Charts and diagrams as code:
----

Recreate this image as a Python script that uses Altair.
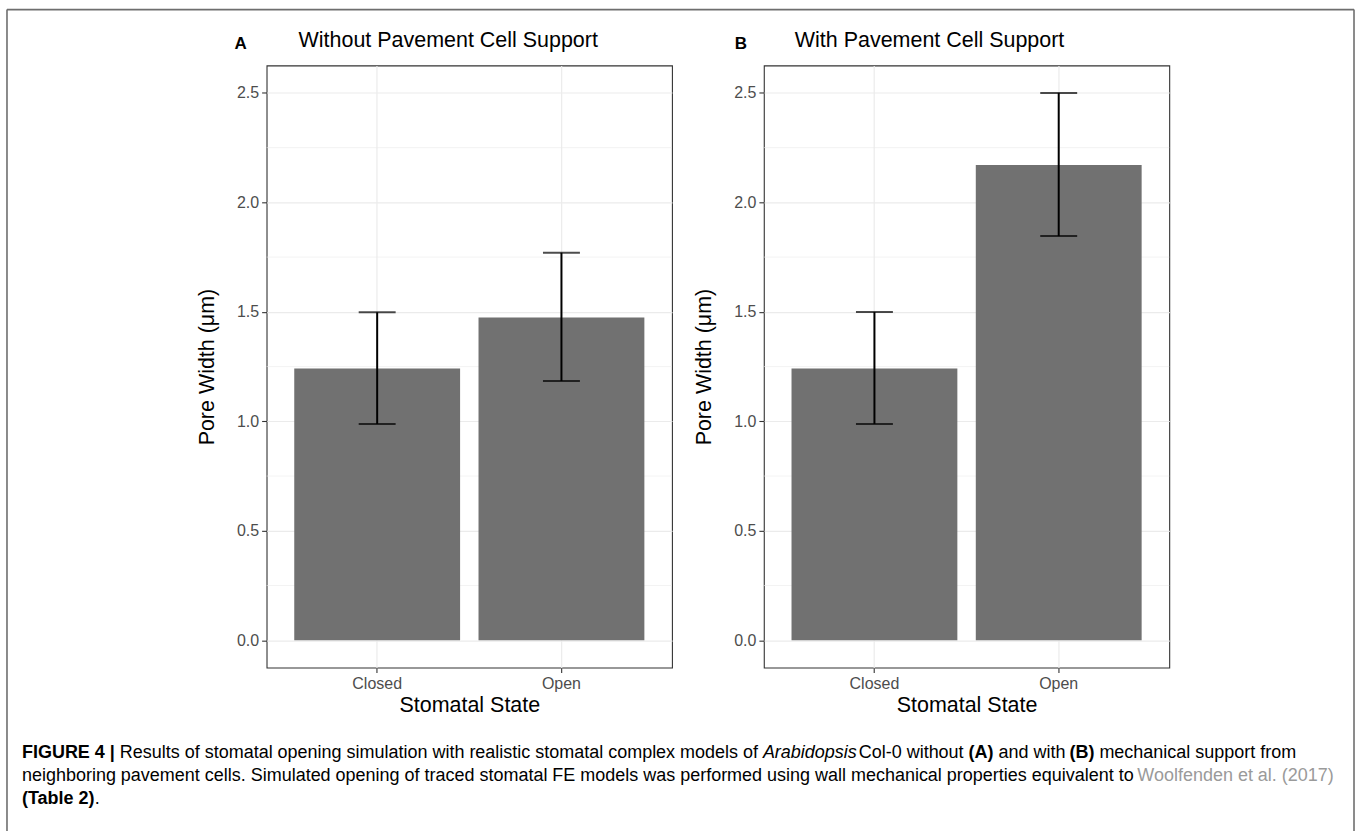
import altair as alt
import pandas as pd

# ---- data ----
states = ["Closed", "Open"]
width_a = [1.241, 1.474]
lo_a = [0.988, 1.184]
hi_a = [1.498, 1.770]
width_b = [1.241, 2.171]
lo_b = [0.988, 1.846]
hi_b = [1.499, 2.500]

y_major = [0.0, 0.5, 1.0, 1.5, 2.0, 2.5]
y_minor = [0.25, 0.75, 1.25, 1.75, 2.25]

FONT = "Liberation Sans"
BAR = "#717171"
GRID = "#EBEBEB"

PW, PH = 406, 603  # plot area size
ORIGIN_A = (266, 64)
ORIGIN_B = (764, 64)

LABEL_SIZE = 16
TITLE_SIZE = 21.5
CAP_SIZE = 18


def panel(vals, lo, hi, origin, show_canvas=False):
    df = pd.DataFrame({"state": states, "val": vals, "lo": lo, "hi": hi})
    base = alt.Chart(df)
    xenc = alt.X(
        "state:N",
        sort=states,
        scale=alt.Scale(paddingInner=0.1, paddingOuter=0.15),
        axis=alt.Axis(
            title="Stomatal State",
            grid=True,
            gridColor=GRID,
            gridWidth=1.2,
            bandPosition=0.5,
            labelAngle=0,
            domain=False,
            tickColor="#333333",
            tickSize=5,
            tickWidth=1.1,
            labelPadding=3,
            labelFontSize=LABEL_SIZE,
            labelColor="#4D4D4D",
            titleFontSize=TITLE_SIZE,
            titleFontWeight="normal",
            titleColor="#000000",
            titlePadding=3,
        ),
    )
    yscale = alt.Scale(domain=[-0.125, 2.625], nice=False, zero=False)
    yenc = alt.Y(
        "val:Q",
        scale=yscale,
        axis=alt.Axis(
            title="Pore Width (\u03bcm)",
            values=y_major,
            format=".1f",
            grid=True,
            gridColor=GRID,
            gridWidth=1.2,
            domain=False,
            tickColor="#333333",
            tickSize=5,
            tickWidth=1.1,
            labelPadding=3,
            labelFontSize=LABEL_SIZE,
            labelColor="#4D4D4D",
            titleFontSize=TITLE_SIZE,
            titleFontWeight="normal",
            titleColor="#000000",
            titlePadding=18,
        ),
    )
    minor = alt.Chart(pd.DataFrame({"m": y_minor})).mark_rule(
        color=GRID, strokeWidth=0.6
    ).encode(y=alt.Y("m:Q", scale=yscale))
    bars = base.mark_bar(color=BAR).encode(x=xenc, y=yenc)
    stems = base.mark_rule(color="#000000", strokeWidth=2).encode(
        x=alt.X("state:N", sort=states), y=alt.Y("lo:Q"), y2="hi:Q"
    )
    cap_hi = base.mark_tick(color="#000000", thickness=2, size=37, orient="horizontal").encode(
        x=alt.X("state:N", sort=states), y=alt.Y("hi:Q")
    )
    cap_lo = base.mark_tick(color="#000000", thickness=2, size=37, orient="horizontal").encode(
        x=alt.X("state:N", sort=states), y=alt.Y("lo:Q")
    )
    one = alt.Chart(pd.DataFrame({"k": [0]}))
    ox, oy = origin
    layers = []
    if show_canvas:
        canvas = one.mark_rect(opacity=0).encode(
            x=alt.value(-ox), x2=alt.value(1358 - ox), y=alt.value(-oy), y2=alt.value(831 - oy)
        )
        layers.append(canvas)
    layers += [minor, bars, stems, cap_hi, cap_lo]
    return layers, one


def text_layer(one, txt, x, y, origin, size=16, weight="normal", style="normal", color="#000000",
               align="left"):
    ox, oy = origin
    return one.mark_text(
        text=txt, font=FONT, fontSize=size, fontWeight=weight, fontStyle=style,
        color=color, align=align, baseline="middle"
    ).encode(x=alt.value(x - ox), y=alt.value(y - oy))


def build(vals, lo, hi, letter, letter_x, title, title_x, origin, canvas=False):
    layers, one = panel(vals, lo, hi, origin, show_canvas=canvas)
    layers.append(text_layer(one, letter, letter_x, 42, origin, size=17, weight="bold", align="center"))
    layers.append(text_layer(one, title, title_x, 39, origin, size=21.5))
    if canvas:
        ox, oy = origin
        border_col = "#6e6e6e"
        layers.append(one.mark_rule(color=border_col, strokeWidth=1.6).encode(
            x=alt.value(6 - ox), y=alt.value(8 - oy), y2=alt.value(831 - oy)))
        layers.append(one.mark_rule(color=border_col, strokeWidth=1.6).encode(
            x=alt.value(6 - ox), x2=alt.value(1355 - ox), y=alt.value(8 - oy)))
        layers.append(one.mark_rule(color=border_col, strokeWidth=1.6).encode(
            x=alt.value(1355 - ox), y=alt.value(8 - oy), y2=alt.value(831 - oy)))
        # caption
        L1, L2, L3 = 753, 776, 799
        segs = [
            ("FIGURE 4 |", 21, L1, "bold", "normal", "#000000"),
            ("Results of stomatal opening simulation with realistic stomatal complex models of", 119, L1, "normal", "normal", "#000000"),
            ("Arabidopsis", 763, L1, "normal", "italic", "#000000"),
            ("Col-0 without", 859, L1, "normal", "normal", "#000000"),
            ("(A)", 969, L1, "bold", "normal", "#000000"),
            ("and with", 999, L1, "normal", "normal", "#000000"),
            ("(B)", 1070, L1, "bold", "normal", "#000000"),
            ("mechanical support from", 1100, L1, "normal", "normal", "#000000"),
            ("neighboring pavement cells. Simulated opening of traced stomatal FE models was performed using wall mechanical properties equivalent to", 21, L2, "normal", "normal", "#000000"),
            ("Woolfenden et al. (2017)", 1138, L2, "normal", "normal", "#9a9a9a"),
            ("(Table 2)", 21, L3, "bold", "normal", "#000000"),
            (".", 94, L3, "normal", "normal", "#000000"),
        ]
        for t, x, y, w, s, c in segs:
            layers.append(text_layer(one, t, x, y, origin, size=CAP_SIZE, weight=w, style=s, color=c))
    return alt.layer(*layers).properties(width=PW, height=PH)


pa = build(width_a, lo_a, hi_a, "A", 240, "Without Pavement Cell Support", 298, ORIGIN_A, canvas=True)
pb = build(width_b, lo_b, hi_b, "B", 741, "With Pavement Cell Support", 795, ORIGIN_B)

chart = alt.hconcat(pa, pb, spacing=ORIGIN_B[0] - ORIGIN_A[0] - PW, bounds="flush").properties(
    padding=0, background="white"
).configure_view(stroke="#333333", strokeWidth=1.1).configure_axis(
    labelFont=FONT, titleFont=FONT
)

chart.save("out.html", embed_options={"renderer": "svg", "actions": False})
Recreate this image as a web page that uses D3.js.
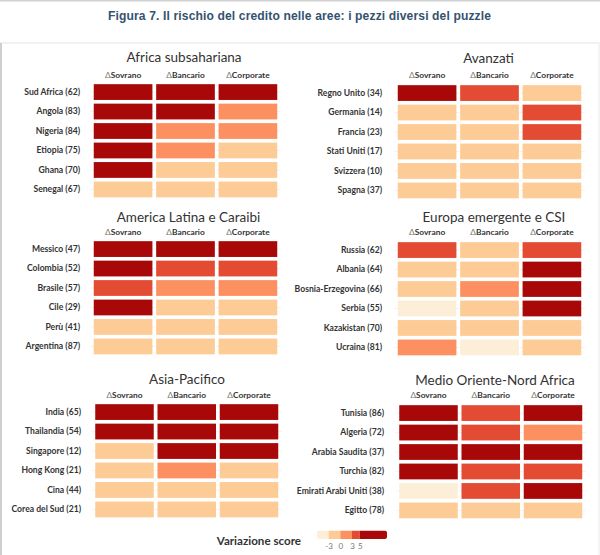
<!DOCTYPE html>
<html><head><meta charset="utf-8">
<script src="https://cdnjs.cloudflare.com/ajax/libs/d3/7.8.5/d3.min.js"></script>
<style>
html,body{margin:0;padding:0;background:#fff}
svg{display:block}
text{font-family:Lato,"Noto Sans",sans-serif}
</style></head><body>
<svg id="c" width="600" height="555"></svg>
<script>
const titleText = "Figura 7. Il rischio del credito nelle aree: i pezzi diversi del puzzle";
const measures = ["Sovrano","Bancario","Corporate"];

const africaNames = ["Sud Africa (62)","Angola (83)","Nigeria (84)","Etiopia (75)","Ghana (70)","Senegal (67)"];
const africaValues = [[7,7,7],[7,7,1.5],[7,1.5,1.5],[7,1.5,-1],[7,-1,-1],[-1,-1,-1]];
const advancedNames = ["Regno Unito (34)","Germania (14)","Francia (23)","Stati Uniti (17)","Svizzera (10)","Spagna (37)"];
const advancedValues = [[7,4,-1],[-1,-1,4],[-1,-1,4],[-1,-1,-1],[-1,-1,-1],[-1,-1,-1]];
const latamNames = ["Messico (47)","Colombia (52)","Brasile (57)","Cile (29)","Perù (41)","Argentina (87)"];
const latamValues = [[7,7,7],[7,4,4],[4,1.5,1.5],[7,-1,-1],[-1,-1,-1],[-1,-1,-1]];
const emergingNames = ["Russia (62)","Albania (64)","Bosnia-Erzegovina (66)","Serbia (55)","Kazakistan (70)","Ucraina (81)"];
const emergingValues = [[4,-1,4],[-1,-1,7],[-1,1.5,7],[-4,-1,7],[-1,-1,-1],[1.5,-4,-1]];
const asiaNames = ["India (65)","Thailandia (54)","Singapore (12)","Hong Kong (21)","Cina (44)","Corea del Sud (21)"];
const asiaValues = [[7,7,7],[7,7,7],[-1,7,7],[-1,1.5,-1],[-1,-1,-1],[-1,-1,-1]];
const menaNames = ["Tunisia (86)","Algeria (72)","Arabia Saudita (37)","Turchia (82)","Emirati Arabi Uniti (38)","Egitto (78)"];
const menaValues = [[7,4,7],[7,4,1.5],[7,7,7],[7,4,4],[-4,4,7],[-1,-1,-1]];

const panelTitles = ["Africa subsahariana","Avanzati","America Latina e Caraibi","Europa emergente e CSI","Asia-Pacifico","Medio Oriente-Nord Africa"];
const panelNames = [africaNames,advancedNames,latamNames,emergingNames,asiaNames,menaNames];
const panelValues = [africaValues,advancedValues,latamValues,emergingValues,asiaValues,menaValues];

const legendTicks = [-3,0,3,5];
const legendDomain = [-6,12];
const colorBreaks = [-3,0,3,5];
const colorRange = ["#fdeed8","#fdcb95","#fd9060","#e34b33","#a80808"];

const layout = [
  {x0:93,x1:278,y0:83,y1:198.5,tx:184,ty:62,hy:77.5,lx:80},
  {x0:397,x1:582,y0:84,y1:199.5,tx:488.5,ty:63,hy:77.5,lx:382},
  {x0:93,x1:278,y0:240,y1:355.5,tx:188.5,ty:222,hy:235,lx:80},
  {x0:397,x1:582,y0:241,y1:356.5,tx:494,ty:222,hy:235,lx:382},
  {x0:94.5,x1:279,y0:403,y1:518.5,tx:187,ty:384,hy:398,lx:81},
  {x0:398.5,x1:583,y0:404,y1:519.5,tx:495,ty:385,hy:398,lx:384}
];

const svg = d3.select("#c");
const color = d3.scaleThreshold().domain(colorBreaks).range(colorRange);

// page furniture
svg.append("rect").attr("x",0).attr("y",0).attr("width",600).attr("height",1.5).attr("fill","#d2d2d2");
svg.append("rect").attr("x",0).attr("y",42).attr("width",600).attr("height",2).attr("fill","#f1f1f1");
svg.append("rect").attr("x",0).attr("y",43).attr("width",2).attr("height",512).attr("fill","#cfcfcf");
svg.append("rect").attr("x",598).attr("y",43).attr("width",2).attr("height",512).attr("fill","#f4f4f4");

svg.append("text").attr("x",299.5).attr("y",20).attr("text-anchor","middle")
  .style("font-family","'Liberation Sans',Arial,sans-serif").style("font-weight",700)
  .style("font-size","12.1px").attr("fill","#34536f").attr("textLength",383).text(titleText);

panelTitles.forEach((title,i)=>{
  const L = layout[i];
  const g = svg.append("g");
  const x = d3.scaleBand().domain(measures).range([L.x0,L.x1]).paddingInner(0.06).paddingOuter(0.012);
  const y = d3.scaleBand().domain(panelNames[i]).range([L.y0,L.y1]).paddingInner(0.19).paddingOuter(0.06);

  g.append("text").attr("x",L.tx).attr("y",L.ty).attr("text-anchor","middle")
    .attr("fill","#333").style("font-size","13.5px").text(title);

  // faint row guides
  g.append("g").selectAll("line").data(panelNames[i]).join("line")
    .attr("x1",L.x0-3).attr("x2",L.x1+3)
    .attr("y1",d=>y(d)+y.bandwidth()/2).attr("y2",d=>y(d)+y.bandwidth()/2)
    .attr("stroke","#f3f3f3");

  const ax = g.append("g").attr("transform",`translate(0,${L.hy})`)
    .call(d3.axisTop(x).tickSize(0).tickPadding(0).tickFormat(()=>""));
  ax.select(".domain").remove();
  const axT = ax.selectAll(".tick text").attr("fill","#333").style("font-size","8.4px").style("font-weight",700);
  axT.append("tspan").attr("fill","#777").style("font-weight",400).text("\u0394");
  axT.append("tspan").text(d=>d);

  const ay = g.append("g").attr("transform",`translate(${L.lx},0)`)
    .call(d3.axisLeft(y).tickSize(0).tickPadding(0));
  ay.select(".domain").remove();
  ay.selectAll(".tick text").attr("fill","#333").style("font-size","8.6px").style("font-weight",700);

  const cells = panelNames[i].flatMap((n,r)=>measures.map((m,c)=>({n,m,v:panelValues[i][r][c]})));
  g.append("g").selectAll("rect").data(cells).join("rect")
    .attr("x",d=>x(d.m)).attr("y",d=>y(d.n))
    .attr("width",x.bandwidth()).attr("height",y.bandwidth())
    .attr("fill",d=>color(d.v));
});

// legend
const lx = d3.scaleLinear().domain(legendDomain).range([317,387]);
const edges = [legendDomain[0],...colorBreaks,legendDomain[1]];
const lg = svg.append("g");
lg.append("clipPath").attr("id","lc").append("rect").attr("x",317).attr("y",530.5).attr("width",70).attr("height",8.5).attr("rx",2.5);
lg.append("g").attr("clip-path","url(#lc)").selectAll("rect").data(d3.pairs(edges)).join("rect")
  .attr("x",d=>lx(d[0])).attr("y",530.5).attr("width",d=>lx(d[1])-lx(d[0])).attr("height",8.5)
  .attr("fill",d=>color((d[0]+d[1])/2));
const lax = lg.append("g").attr("transform","translate(0,540)")
  .call(d3.axisBottom(lx).tickValues(legendTicks).tickSize(0).tickPadding(3).tickFormat(d=>String(d)));
lax.select(".domain").remove();
lax.selectAll("text").attr("fill","#777").style("font-size","8px");
svg.append("text").attr("x",301).attr("y",545).attr("text-anchor","end").attr("fill","#333")
  .style("font-size","11.6px").style("font-weight",700).text("Variazione score");
</script>
</body></html>
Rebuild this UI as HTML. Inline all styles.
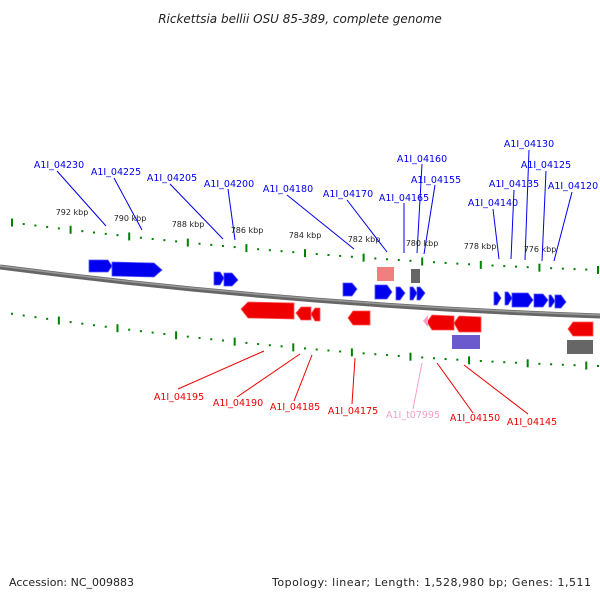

----

Repeat exactly the lines from the first line of the records above through the line containing "CAP_SIZE = 18", both included. Leave out the pictures.

Recreate this image as a Python script that uses Altair.
import altair as alt
import pandas as pd

# ---- data ----
states = ["Closed", "Open"]
width_a = [1.241, 1.474]
lo_a = [0.988, 1.184]
hi_a = [1.498, 1.770]
width_b = [1.241, 2.171]
lo_b = [0.988, 1.846]
hi_b = [1.499, 2.500]

y_major = [0.0, 0.5, 1.0, 1.5, 2.0, 2.5]
y_minor = [0.25, 0.75, 1.25, 1.75, 2.25]

FONT = "Liberation Sans"
BAR = "#717171"
GRID = "#EBEBEB"

PW, PH = 406, 603  # plot area size
ORIGIN_A = (266, 64)
ORIGIN_B = (764, 64)

LABEL_SIZE = 16
TITLE_SIZE = 21.5
CAP_SIZE = 18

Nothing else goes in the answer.